- What the exercise asks -
Make an exact transcription of the material, leaving out all images.

□ □ □ □

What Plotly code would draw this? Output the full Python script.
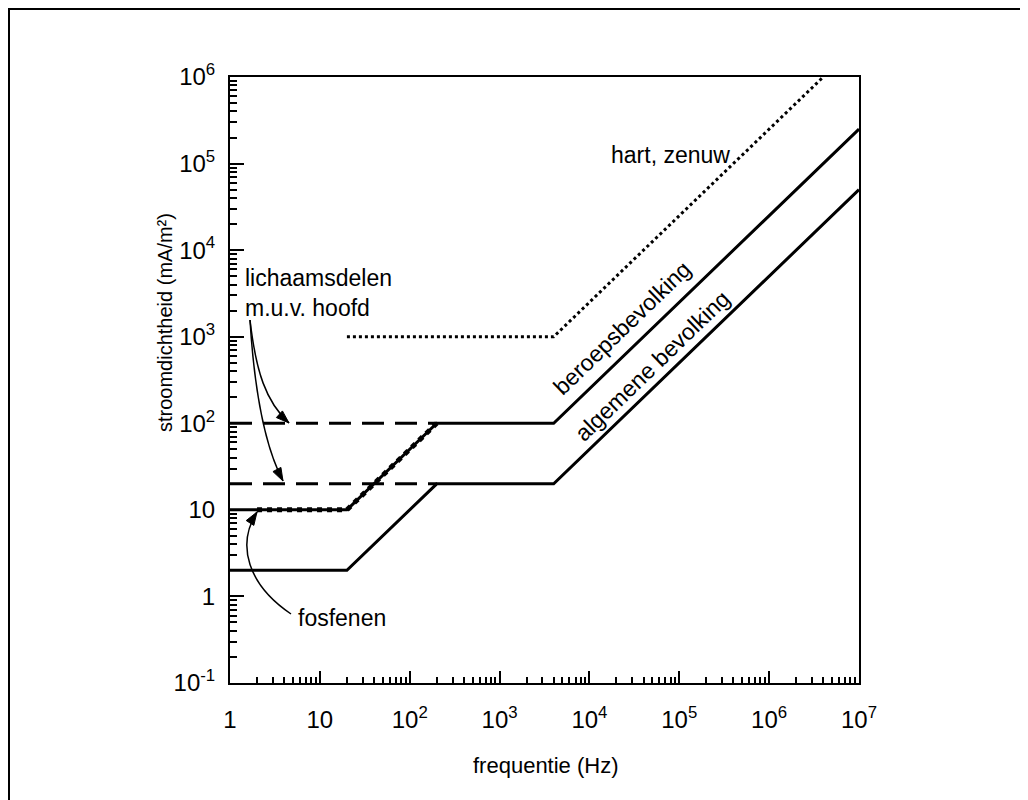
import plotly.graph_objects as go
import math

# ---- data ----
beroeps_f = [1, 20, 200, 4000, 1e7]
beroeps_j = [10, 10, 100, 100, 250000]
algemeen_f = [1, 20, 200, 4000, 1e7]
algemeen_j = [2, 2, 20, 20, 50000]
hart_f = [20, 4000, 4e6]
hart_j = [1000, 1000, 1e6]
fosfenen_f = [2, 20, 200]
fosfenen_j = [10, 10, 100]
lich_hi_f = [1, 200]
lich_hi_j = [100, 100]
lich_lo_f = [1, 200]
lich_lo_j = [20, 20]

x_tickvals = [1, 10, 100, 1e3, 1e4, 1e5, 1e6, 1e7]
x_ticktext = ["1", "10", "10<sup>2</sup>", "10<sup>3</sup>", "10<sup>4</sup>",
              "10<sup>5</sup>", "10<sup>6</sup>", "10<sup>7</sup>"]
y_tickvals = [0.1, 1, 10, 100, 1e3, 1e4, 1e5, 1e6]
y_ticktext = ["10<sup>-1</sup>", "1", "10", "10<sup>2</sup>", "10<sup>3</sup>",
              "10<sup>4</sup>", "10<sup>5</sup>", "10<sup>6</sup>"]

OFF = 8  # page body margin
W, H = 1028 - OFF, 800 - OFF  # figure fits the window without scrollbars
L, R, T, B = 230, 859, 77, 683  # plot box in window pixels
FONT = "Liberation Sans, Arial, sans-serif"

def minor_vals(lo, hi):
    v = []
    for k in range(lo, hi):
        for m in range(2, 10):
            v.append(m * 10 ** k)
    return v

fig = go.Figure()
fig.add_trace(go.Scatter(x=lich_hi_f, y=lich_hi_j, mode="lines",
                         line=dict(color="black", width=3, dash="22px,11px")))
fig.add_trace(go.Scatter(x=lich_lo_f, y=lich_lo_j, mode="lines",
                         line=dict(color="black", width=3, dash="22px,11px")))
fig.add_trace(go.Scatter(x=beroeps_f, y=beroeps_j, mode="lines",
                         line=dict(color="black", width=3)))
fig.add_trace(go.Scatter(x=algemeen_f, y=algemeen_j, mode="lines",
                         line=dict(color="black", width=3)))
fig.add_trace(go.Scatter(x=hart_f, y=hart_j, mode="lines",
                         line=dict(color="black", width=3, dash="dot")))
fig.add_trace(go.Scatter(x=fosfenen_f, y=fosfenen_j, mode="lines",
                         line=dict(color="black", width=5, dash="dot")))

def px(x):
    return (x - L) / (R - L)

def py(y):
    return (B - y) / (B - T)

def path_c(p0, c1, c2, p1):
    return "M %f,%f C %f,%f %f,%f %f,%f" % (px(p0[0]), py(p0[1]), px(c1[0]), py(c1[1]),
                                          px(c2[0]), py(c2[1]), px(p1[0]), py(p1[1]))

def head(c2, tip, ln=13, wd=4.5):
    dx, dy = tip[0] - c2[0], tip[1] - c2[1]
    n = math.hypot(dx, dy)
    ux, uy = dx / n, dy / n
    bx, by = tip[0] - ux * ln, tip[1] - uy * ln
    a = (bx - uy * wd, by + ux * wd)
    b = (bx + uy * wd, by - ux * wd)
    return "M %f,%f L %f,%f L %f,%f Z" % (px(tip[0]), py(tip[1]), px(a[0]), py(a[1]), px(b[0]), py(b[1]))

arrows = [
    ((250, 320), (256, 372), (266, 402), (289, 423)),
    ((250, 320), (254, 385), (264, 445), (283, 481)),
    ((291, 614), (248, 585), (236, 545), (257, 512)),
]
shapes = []
for p0, c1, c2, p1 in arrows:
    shapes.append(dict(type="path", xref="paper", yref="paper", path=path_c(p0, c1, c2, p1),
                       line=dict(color="black", width=1.5)))
    shapes.append(dict(type="path", xref="paper", yref="paper", path=head(c2, p1),
                       line=dict(color="black", width=1), fillcolor="black"))

# outer frame: only left and top edges are visible in the reference
shapes.append(dict(type="path", xref="paper", yref="paper",
                   path="M %f,%f L %f,%f L %f,%f" % (px(9), py(820), px(9), py(9), px(1060), py(9)),
                   line=dict(color="black", width=2)))

annotations = [
    dict(text="hart, zenuw", x=px(732), y=py(155), xanchor="right", yanchor="middle"),
    dict(text="beroepsbevolking", x=px(622), y=py(328), textangle=-44,
         xanchor="center", yanchor="middle"),
    dict(text="algemene bevolking", x=px(652), y=py(366), textangle=-44,
         xanchor="center", yanchor="middle"),
    dict(text="lichaamsdelen<br>m.u.v. hoofd", x=px(243), y=py(293), xanchor="left",
         yanchor="middle", align="left"),
    dict(text="fosfenen", x=px(296), y=py(618), xanchor="left", yanchor="middle"),
]
for a in annotations:
    a.update(xref="paper", yref="paper", showarrow=False,
             font=dict(family=FONT, size=23, color="black"))

# axis titles placed as annotations
annotations.append(dict(text="frequentie (Hz)", x=px(546), y=py(765), xref="paper", yref="paper",
                        xanchor="center", yanchor="middle", showarrow=False,
                        font=dict(family=FONT, size=22, color="black")))
annotations.append(dict(text="stroomdichtheid (mA/m²)", x=px(165), y=py(323), xref="paper",
                        yref="paper", xanchor="center", yanchor="middle", showarrow=False,
                        textangle=-90, font=dict(family=FONT, size=20, color="black")))

fig.update_layout(
    width=W, height=H,
    margin=dict(l=L - OFF, r=W + OFF - R, t=T - OFF, b=H + OFF - B, pad=0),
    paper_bgcolor="white", plot_bgcolor="white",
    showlegend=False,
    font=dict(family=FONT, color="black"),
    shapes=shapes, annotations=annotations,
    xaxis=dict(type="log", range=[0, 7], tickmode="array", tickvals=x_tickvals,
               ticktext=x_ticktext, ticks="inside", ticklen=12, tickwidth=1.5,
               tickcolor="black", showgrid=False, zeroline=False,
               showline=True, linewidth=2, linecolor="black", mirror=True,
               tickfont=dict(size=24, family=FONT), ticklabelstandoff=14,
               minor=dict(ticks="inside", ticklen=6, tickwidth=1.5, tickcolor="black",
                          tickmode="array", tickvals=minor_vals(0, 7), showgrid=False)),
    yaxis=dict(type="log", range=[-1, 6], tickmode="array", tickvals=y_tickvals,
               ticktext=y_ticktext, ticks="inside", ticklen=14, tickwidth=1.5,
               tickcolor="black", showgrid=False, zeroline=False,
               showline=True, linewidth=2, linecolor="black", mirror=True,
               tickfont=dict(size=24, family=FONT), ticklabelstandoff=8,
               minor=dict(ticks="inside", ticklen=7, tickwidth=1.5, tickcolor="black",
                          tickmode="array", tickvals=minor_vals(-1, 6), showgrid=False)),
)

fig.write_html("out.html")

□ □ □ □

- Final answer -
What Plotly code would draw this? Output the full Python script.
import plotly.graph_objects as go
import math

# ---- data ----
beroeps_f = [1, 20, 200, 4000, 1e7]
beroeps_j = [10, 10, 100, 100, 250000]
algemeen_f = [1, 20, 200, 4000, 1e7]
algemeen_j = [2, 2, 20, 20, 50000]
hart_f = [20, 4000, 4e6]
hart_j = [1000, 1000, 1e6]
fosfenen_f = [2, 20, 200]
fosfenen_j = [10, 10, 100]
lich_hi_f = [1, 200]
lich_hi_j = [100, 100]
lich_lo_f = [1, 200]
lich_lo_j = [20, 20]

x_tickvals = [1, 10, 100, 1e3, 1e4, 1e5, 1e6, 1e7]
x_ticktext = ["1", "10", "10<sup>2</sup>", "10<sup>3</sup>", "10<sup>4</sup>",
              "10<sup>5</sup>", "10<sup>6</sup>", "10<sup>7</sup>"]
y_tickvals = [0.1, 1, 10, 100, 1e3, 1e4, 1e5, 1e6]
y_ticktext = ["10<sup>-1</sup>", "1", "10", "10<sup>2</sup>", "10<sup>3</sup>",
              "10<sup>4</sup>", "10<sup>5</sup>", "10<sup>6</sup>"]

OFF = 8  # page body margin
W, H = 1028 - OFF, 800 - OFF  # figure fits the window without scrollbars
L, R, T, B = 230, 859, 77, 683  # plot box in window pixels
FONT = "Liberation Sans, Arial, sans-serif"

def minor_vals(lo, hi):
    v = []
    for k in range(lo, hi):
        for m in range(2, 10):
            v.append(m * 10 ** k)
    return v

fig = go.Figure()
fig.add_trace(go.Scatter(x=lich_hi_f, y=lich_hi_j, mode="lines",
                         line=dict(color="black", width=3, dash="22px,11px")))
fig.add_trace(go.Scatter(x=lich_lo_f, y=lich_lo_j, mode="lines",
                         line=dict(color="black", width=3, dash="22px,11px")))
fig.add_trace(go.Scatter(x=beroeps_f, y=beroeps_j, mode="lines",
                         line=dict(color="black", width=3)))
fig.add_trace(go.Scatter(x=algemeen_f, y=algemeen_j, mode="lines",
                         line=dict(color="black", width=3)))
fig.add_trace(go.Scatter(x=hart_f, y=hart_j, mode="lines",
                         line=dict(color="black", width=3, dash="dot")))
fig.add_trace(go.Scatter(x=fosfenen_f, y=fosfenen_j, mode="lines",
                         line=dict(color="black", width=5, dash="dot")))

def px(x):
    return (x - L) / (R - L)

def py(y):
    return (B - y) / (B - T)

def path_c(p0, c1, c2, p1):
    return "M %f,%f C %f,%f %f,%f %f,%f" % (px(p0[0]), py(p0[1]), px(c1[0]), py(c1[1]),
                                          px(c2[0]), py(c2[1]), px(p1[0]), py(p1[1]))

def head(c2, tip, ln=13, wd=4.5):
    dx, dy = tip[0] - c2[0], tip[1] - c2[1]
    n = math.hypot(dx, dy)
    ux, uy = dx / n, dy / n
    bx, by = tip[0] - ux * ln, tip[1] - uy * ln
    a = (bx - uy * wd, by + ux * wd)
    b = (bx + uy * wd, by - ux * wd)
    return "M %f,%f L %f,%f L %f,%f Z" % (px(tip[0]), py(tip[1]), px(a[0]), py(a[1]), px(b[0]), py(b[1]))

arrows = [
    ((250, 320), (256, 372), (266, 402), (289, 423)),
    ((250, 320), (254, 385), (264, 445), (283, 481)),
    ((291, 614), (248, 585), (236, 545), (257, 512)),
]
shapes = []
for p0, c1, c2, p1 in arrows:
    shapes.append(dict(type="path", xref="paper", yref="paper", path=path_c(p0, c1, c2, p1),
                       line=dict(color="black", width=1.5)))
    shapes.append(dict(type="path", xref="paper", yref="paper", path=head(c2, p1),
                       line=dict(color="black", width=1), fillcolor="black"))

# outer frame: only left and top edges are visible in the reference
shapes.append(dict(type="path", xref="paper", yref="paper",
                   path="M %f,%f L %f,%f L %f,%f" % (px(9), py(820), px(9), py(9), px(1060), py(9)),
                   line=dict(color="black", width=2)))

annotations = [
    dict(text="hart, zenuw", x=px(732), y=py(155), xanchor="right", yanchor="middle"),
    dict(text="beroepsbevolking", x=px(622), y=py(328), textangle=-44,
         xanchor="center", yanchor="middle"),
    dict(text="algemene bevolking", x=px(652), y=py(366), textangle=-44,
         xanchor="center", yanchor="middle"),
    dict(text="lichaamsdelen<br>m.u.v. hoofd", x=px(243), y=py(293), xanchor="left",
         yanchor="middle", align="left"),
    dict(text="fosfenen", x=px(296), y=py(618), xanchor="left", yanchor="middle"),
]
for a in annotations:
    a.update(xref="paper", yref="paper", showarrow=False,
             font=dict(family=FONT, size=23, color="black"))

# axis titles placed as annotations
annotations.append(dict(text="frequentie (Hz)", x=px(546), y=py(765), xref="paper", yref="paper",
                        xanchor="center", yanchor="middle", showarrow=False,
                        font=dict(family=FONT, size=22, color="black")))
annotations.append(dict(text="stroomdichtheid (mA/m²)", x=px(165), y=py(323), xref="paper",
                        yref="paper", xanchor="center", yanchor="middle", showarrow=False,
                        textangle=-90, font=dict(family=FONT, size=20, color="black")))

fig.update_layout(
    width=W, height=H,
    margin=dict(l=L - OFF, r=W + OFF - R, t=T - OFF, b=H + OFF - B, pad=0),
    paper_bgcolor="white", plot_bgcolor="white",
    showlegend=False,
    font=dict(family=FONT, color="black"),
    shapes=shapes, annotations=annotations,
    xaxis=dict(type="log", range=[0, 7], tickmode="array", tickvals=x_tickvals,
               ticktext=x_ticktext, ticks="inside", ticklen=12, tickwidth=1.5,
               tickcolor="black", showgrid=False, zeroline=False,
               showline=True, linewidth=2, linecolor="black", mirror=True,
               tickfont=dict(size=24, family=FONT), ticklabelstandoff=14,
               minor=dict(ticks="inside", ticklen=6, tickwidth=1.5, tickcolor="black",
                          tickmode="array", tickvals=minor_vals(0, 7), showgrid=False)),
    yaxis=dict(type="log", range=[-1, 6], tickmode="array", tickvals=y_tickvals,
               ticktext=y_ticktext, ticks="inside", ticklen=14, tickwidth=1.5,
               tickcolor="black", showgrid=False, zeroline=False,
               showline=True, linewidth=2, linecolor="black", mirror=True,
               tickfont=dict(size=24, family=FONT), ticklabelstandoff=8,
               minor=dict(ticks="inside", ticklen=7, tickwidth=1.5, tickcolor="black",
                          tickmode="array", tickvals=minor_vals(-1, 6), showgrid=False)),
)

fig.write_html("out.html")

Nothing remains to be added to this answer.